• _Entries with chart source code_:
++++++++++++++++++++

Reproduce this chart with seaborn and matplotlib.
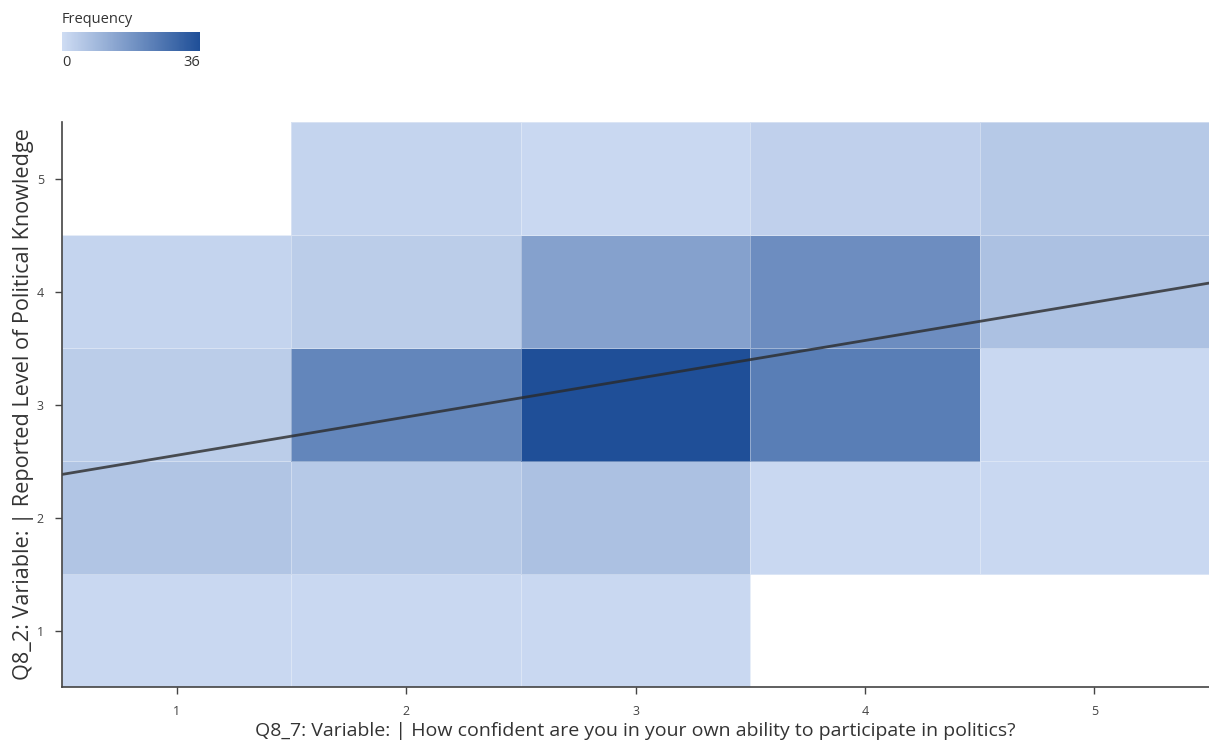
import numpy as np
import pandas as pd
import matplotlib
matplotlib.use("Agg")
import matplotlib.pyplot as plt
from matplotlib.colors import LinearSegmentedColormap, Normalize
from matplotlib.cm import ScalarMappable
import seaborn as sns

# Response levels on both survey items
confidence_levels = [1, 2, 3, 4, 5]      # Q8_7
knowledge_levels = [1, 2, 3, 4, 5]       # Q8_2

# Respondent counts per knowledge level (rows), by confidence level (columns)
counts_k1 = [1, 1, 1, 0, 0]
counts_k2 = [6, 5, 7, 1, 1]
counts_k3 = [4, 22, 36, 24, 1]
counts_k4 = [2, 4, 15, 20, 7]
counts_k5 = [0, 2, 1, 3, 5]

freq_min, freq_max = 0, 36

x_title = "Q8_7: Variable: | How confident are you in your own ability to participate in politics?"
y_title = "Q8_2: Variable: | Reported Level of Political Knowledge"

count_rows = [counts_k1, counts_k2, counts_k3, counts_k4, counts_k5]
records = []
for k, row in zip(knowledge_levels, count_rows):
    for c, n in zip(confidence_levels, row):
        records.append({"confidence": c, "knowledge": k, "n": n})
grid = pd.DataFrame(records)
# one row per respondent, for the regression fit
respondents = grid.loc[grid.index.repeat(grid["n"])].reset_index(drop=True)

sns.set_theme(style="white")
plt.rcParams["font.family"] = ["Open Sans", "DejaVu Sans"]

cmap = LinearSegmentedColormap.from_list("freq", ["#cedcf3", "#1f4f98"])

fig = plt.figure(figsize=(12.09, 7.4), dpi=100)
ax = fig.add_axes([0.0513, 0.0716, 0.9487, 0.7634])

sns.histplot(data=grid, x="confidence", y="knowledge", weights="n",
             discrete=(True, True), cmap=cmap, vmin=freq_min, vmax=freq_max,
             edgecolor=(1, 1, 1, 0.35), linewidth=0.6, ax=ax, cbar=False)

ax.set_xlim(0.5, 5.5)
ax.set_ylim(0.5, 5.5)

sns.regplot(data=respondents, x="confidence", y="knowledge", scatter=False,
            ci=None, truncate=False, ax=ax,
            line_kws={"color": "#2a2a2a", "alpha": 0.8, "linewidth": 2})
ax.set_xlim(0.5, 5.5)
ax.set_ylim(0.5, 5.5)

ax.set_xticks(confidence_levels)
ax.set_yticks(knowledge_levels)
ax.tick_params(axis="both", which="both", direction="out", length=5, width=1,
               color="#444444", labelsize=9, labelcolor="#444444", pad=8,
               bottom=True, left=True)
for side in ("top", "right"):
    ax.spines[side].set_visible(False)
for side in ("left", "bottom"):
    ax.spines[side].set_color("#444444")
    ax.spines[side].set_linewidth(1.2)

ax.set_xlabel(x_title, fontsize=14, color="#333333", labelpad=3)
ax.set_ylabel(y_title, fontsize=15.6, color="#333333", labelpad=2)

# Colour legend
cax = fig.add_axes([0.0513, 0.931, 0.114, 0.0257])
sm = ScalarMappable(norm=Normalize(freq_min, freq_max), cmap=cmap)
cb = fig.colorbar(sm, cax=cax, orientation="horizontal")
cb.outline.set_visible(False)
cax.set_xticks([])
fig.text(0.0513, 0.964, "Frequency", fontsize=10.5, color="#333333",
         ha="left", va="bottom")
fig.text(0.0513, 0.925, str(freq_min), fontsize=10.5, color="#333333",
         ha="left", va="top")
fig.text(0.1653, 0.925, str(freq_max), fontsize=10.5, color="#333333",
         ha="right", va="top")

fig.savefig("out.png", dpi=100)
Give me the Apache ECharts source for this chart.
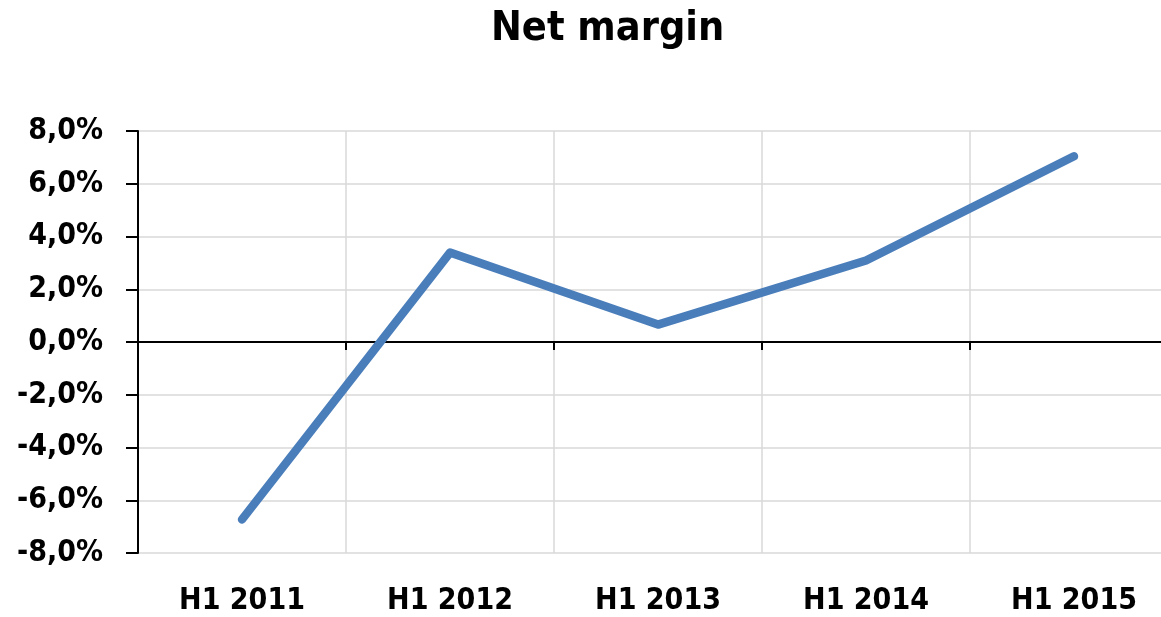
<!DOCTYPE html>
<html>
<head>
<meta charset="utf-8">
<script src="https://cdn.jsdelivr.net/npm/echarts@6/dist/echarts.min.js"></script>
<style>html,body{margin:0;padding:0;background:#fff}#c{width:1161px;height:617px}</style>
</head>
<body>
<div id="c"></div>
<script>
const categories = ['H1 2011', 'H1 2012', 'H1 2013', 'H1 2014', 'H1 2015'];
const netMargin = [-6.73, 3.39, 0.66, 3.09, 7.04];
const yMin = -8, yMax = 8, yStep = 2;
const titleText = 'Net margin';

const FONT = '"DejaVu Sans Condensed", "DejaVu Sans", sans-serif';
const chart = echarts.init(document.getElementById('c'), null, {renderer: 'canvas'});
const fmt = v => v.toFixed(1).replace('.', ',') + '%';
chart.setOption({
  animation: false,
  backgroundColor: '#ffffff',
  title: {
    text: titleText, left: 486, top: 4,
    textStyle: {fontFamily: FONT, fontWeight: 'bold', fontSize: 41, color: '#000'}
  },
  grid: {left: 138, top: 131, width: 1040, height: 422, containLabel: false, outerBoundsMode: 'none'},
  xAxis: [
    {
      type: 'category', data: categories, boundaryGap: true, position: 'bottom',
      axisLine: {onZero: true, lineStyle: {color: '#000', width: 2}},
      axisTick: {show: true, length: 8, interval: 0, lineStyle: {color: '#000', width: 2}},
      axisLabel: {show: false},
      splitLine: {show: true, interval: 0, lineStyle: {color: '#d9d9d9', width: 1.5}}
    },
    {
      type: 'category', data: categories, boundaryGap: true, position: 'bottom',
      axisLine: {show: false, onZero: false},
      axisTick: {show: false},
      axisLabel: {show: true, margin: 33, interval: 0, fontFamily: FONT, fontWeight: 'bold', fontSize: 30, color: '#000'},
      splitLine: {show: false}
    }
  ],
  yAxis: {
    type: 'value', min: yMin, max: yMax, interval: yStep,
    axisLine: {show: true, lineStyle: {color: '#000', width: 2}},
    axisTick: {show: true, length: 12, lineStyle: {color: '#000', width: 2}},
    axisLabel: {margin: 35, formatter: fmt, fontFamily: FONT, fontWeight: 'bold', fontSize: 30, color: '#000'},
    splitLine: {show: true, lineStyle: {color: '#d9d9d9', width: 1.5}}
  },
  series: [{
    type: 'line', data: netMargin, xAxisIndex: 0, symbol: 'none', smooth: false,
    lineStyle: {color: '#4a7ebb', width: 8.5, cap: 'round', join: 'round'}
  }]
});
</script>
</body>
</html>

++++++++++++++++++++

Pictures appear in the records above. Output everything except them, exactly.

Reproduce this chart with seaborn and matplotlib.
import numpy as np
import pandas as pd
import matplotlib
matplotlib.use("Agg")
import matplotlib.pyplot as plt
from matplotlib.colors import LinearSegmentedColormap, Normalize
from matplotlib.cm import ScalarMappable
import seaborn as sns

# Response levels on both survey items
confidence_levels = [1, 2, 3, 4, 5]      # Q8_7
knowledge_levels = [1, 2, 3, 4, 5]       # Q8_2

# Respondent counts per knowledge level (rows), by confidence level (columns)
counts_k1 = [1, 1, 1, 0, 0]
counts_k2 = [6, 5, 7, 1, 1]
counts_k3 = [4, 22, 36, 24, 1]
counts_k4 = [2, 4, 15, 20, 7]
counts_k5 = [0, 2, 1, 3, 5]

freq_min, freq_max = 0, 36

x_title = "Q8_7: Variable: | How confident are you in your own ability to participate in politics?"
y_title = "Q8_2: Variable: | Reported Level of Political Knowledge"

count_rows = [counts_k1, counts_k2, counts_k3, counts_k4, counts_k5]
records = []
for k, row in zip(knowledge_levels, count_rows):
    for c, n in zip(confidence_levels, row):
        records.append({"confidence": c, "knowledge": k, "n": n})
grid = pd.DataFrame(records)
# one row per respondent, for the regression fit
respondents = grid.loc[grid.index.repeat(grid["n"])].reset_index(drop=True)

sns.set_theme(style="white")
plt.rcParams["font.family"] = ["Open Sans", "DejaVu Sans"]

cmap = LinearSegmentedColormap.from_list("freq", ["#cedcf3", "#1f4f98"])

fig = plt.figure(figsize=(12.09, 7.4), dpi=100)
ax = fig.add_axes([0.0513, 0.0716, 0.9487, 0.7634])

sns.histplot(data=grid, x="confidence", y="knowledge", weights="n",
             discrete=(True, True), cmap=cmap, vmin=freq_min, vmax=freq_max,
             edgecolor=(1, 1, 1, 0.35), linewidth=0.6, ax=ax, cbar=False)

ax.set_xlim(0.5, 5.5)
ax.set_ylim(0.5, 5.5)

sns.regplot(data=respondents, x="confidence", y="knowledge", scatter=False,
            ci=None, truncate=False, ax=ax,
            line_kws={"color": "#2a2a2a", "alpha": 0.8, "linewidth": 2})
ax.set_xlim(0.5, 5.5)
ax.set_ylim(0.5, 5.5)

ax.set_xticks(confidence_levels)
ax.set_yticks(knowledge_levels)
ax.tick_params(axis="both", which="both", direction="out", length=5, width=1,
               color="#444444", labelsize=9, labelcolor="#444444", pad=8,
               bottom=True, left=True)
for side in ("top", "right"):
    ax.spines[side].set_visible(False)
for side in ("left", "bottom"):
    ax.spines[side].set_color("#444444")
    ax.spines[side].set_linewidth(1.2)

ax.set_xlabel(x_title, fontsize=14, color="#333333", labelpad=3)
ax.set_ylabel(y_title, fontsize=15.6, color="#333333", labelpad=2)

# Colour legend
cax = fig.add_axes([0.0513, 0.931, 0.114, 0.0257])
sm = ScalarMappable(norm=Normalize(freq_min, freq_max), cmap=cmap)
cb = fig.colorbar(sm, cax=cax, orientation="horizontal")
cb.outline.set_visible(False)
cax.set_xticks([])
fig.text(0.0513, 0.964, "Frequency", fontsize=10.5, color="#333333",
         ha="left", va="bottom")
fig.text(0.0513, 0.925, str(freq_min), fontsize=10.5, color="#333333",
         ha="left", va="top")
fig.text(0.1653, 0.925, str(freq_max), fontsize=10.5, color="#333333",
         ha="right", va="top")

fig.savefig("out.png", dpi=100)
Give me the Apache ECharts source for this chart.
<!DOCTYPE html>
<html>
<head>
<meta charset="utf-8">
<script src="https://cdn.jsdelivr.net/npm/echarts@6/dist/echarts.min.js"></script>
<style>html,body{margin:0;padding:0;background:#fff}#c{width:1161px;height:617px}</style>
</head>
<body>
<div id="c"></div>
<script>
const categories = ['H1 2011', 'H1 2012', 'H1 2013', 'H1 2014', 'H1 2015'];
const netMargin = [-6.73, 3.39, 0.66, 3.09, 7.04];
const yMin = -8, yMax = 8, yStep = 2;
const titleText = 'Net margin';

const FONT = '"DejaVu Sans Condensed", "DejaVu Sans", sans-serif';
const chart = echarts.init(document.getElementById('c'), null, {renderer: 'canvas'});
const fmt = v => v.toFixed(1).replace('.', ',') + '%';
chart.setOption({
  animation: false,
  backgroundColor: '#ffffff',
  title: {
    text: titleText, left: 486, top: 4,
    textStyle: {fontFamily: FONT, fontWeight: 'bold', fontSize: 41, color: '#000'}
  },
  grid: {left: 138, top: 131, width: 1040, height: 422, containLabel: false, outerBoundsMode: 'none'},
  xAxis: [
    {
      type: 'category', data: categories, boundaryGap: true, position: 'bottom',
      axisLine: {onZero: true, lineStyle: {color: '#000', width: 2}},
      axisTick: {show: true, length: 8, interval: 0, lineStyle: {color: '#000', width: 2}},
      axisLabel: {show: false},
      splitLine: {show: true, interval: 0, lineStyle: {color: '#d9d9d9', width: 1.5}}
    },
    {
      type: 'category', data: categories, boundaryGap: true, position: 'bottom',
      axisLine: {show: false, onZero: false},
      axisTick: {show: false},
      axisLabel: {show: true, margin: 33, interval: 0, fontFamily: FONT, fontWeight: 'bold', fontSize: 30, color: '#000'},
      splitLine: {show: false}
    }
  ],
  yAxis: {
    type: 'value', min: yMin, max: yMax, interval: yStep,
    axisLine: {show: true, lineStyle: {color: '#000', width: 2}},
    axisTick: {show: true, length: 12, lineStyle: {color: '#000', width: 2}},
    axisLabel: {margin: 35, formatter: fmt, fontFamily: FONT, fontWeight: 'bold', fontSize: 30, color: '#000'},
    splitLine: {show: true, lineStyle: {color: '#d9d9d9', width: 1.5}}
  },
  series: [{
    type: 'line', data: netMargin, xAxisIndex: 0, symbol: 'none', smooth: false,
    lineStyle: {color: '#4a7ebb', width: 8.5, cap: 'round', join: 'round'}
  }]
});
</script>
</body>
</html>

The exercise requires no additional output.